The two were in the stands one night and saw the Lions star rush for 250 yards and four touchdowns.

Both wanted to know why Wallace had never mentioned McFadden to them, since they would obviously have recruited him.

“I told them to relax. He was only a sophomore,” Wallace said.

Wallace said McFadden is one of the best players he’s ever coached, but that isn’t why he holds him in such high regard.

“You go through life and meet people that put their footprints on your heart. I could talk about Wesley McFadden the athlete forever. He was great and that’s an understatement. This young man gave everything everyday and he was an All-American in the classroom and community too,” Wallace said.

McFadden loved sports, mainly as a way to escape work at home for a while.

“I played football because it was easier than work,” he joked.

Wallace remembered calling McFadden’s house once to speak to him. He was told that McFadden had gotten on a tractor that morning at 6 a.m. and wouldn’t be off of it until 8 p.m. Obviously McFadden learned the value of an honest day’s work early on, but that wasn’t all he learned.

“There is nothing wrong with hard work, but it’s better to work smart,” McFadden said.

Wallace said he did both on the field and it showed.
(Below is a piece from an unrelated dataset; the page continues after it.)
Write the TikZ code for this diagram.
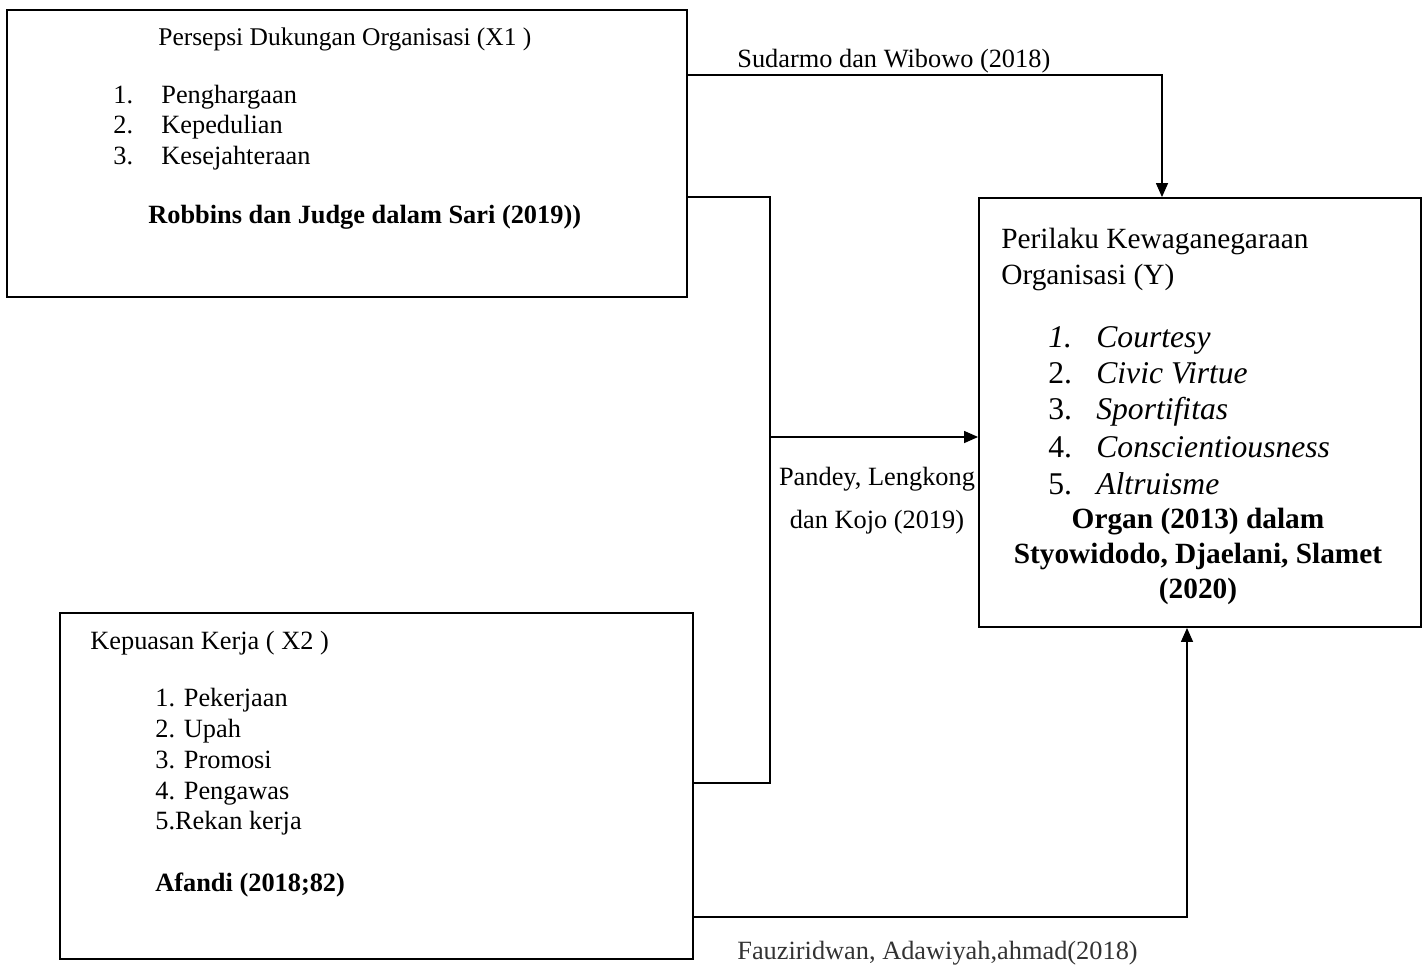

To this day, McFadden’s stats look gaudy. He ran for 5,600 yards and 71 touchdowns for the Lions.

Those numbers obviously got him a lot of attention. Recruiters from nearly every major school paid a visit to Richburg. Wallace remembers a Penn State assistant visiting town.

“He asked me about Wesley’s 40-yard dash time,” Wallace said. “I told him I intended no offense, but I didn’t know it. I just knew he was always a step faster than the guy chasing him.”

Ford did eventually get that player from Lewisville he coveted after watching him run for 250 yards as a sophomore. McFadden was a defensive back as a freshman at Clemson, then shifted to tailback as a sophomore. His natural talent was evident to anyone with eyes that year as he put up a 245-yard performance against Virginia Tech.

Unfortunately, as his career progressed, injuries forced McFadden to switch positions. He became an undersized fullback. At 190 pounds, he willingly blocked defensive linemen and linebackers and ended up getting hurt.

“That shows the personality and character of Wesley McFadden,” Wallace said. “If he had stayed at tailback, he would have played in the NFL.”

Wallace said Ford once told him that McFadden was the hardest working player he ever coached.

Even though he played in Death Valley and other giant college venues, McFadden says nothing compares to the atmosphere he played in at Lewisville.

“On Friday nights, it wasn’t Rock Hill or Northwestern. Everybody came to watch Lewisville play. In football, chess, checkers, whatever, we wanted to win,” he said.

That support, along with the education and life lessons he received during his time as a Lion, are still with McFadden today.

“It’s always home. The Lewisville High family made me well-equipped to face the world,” McFadden said.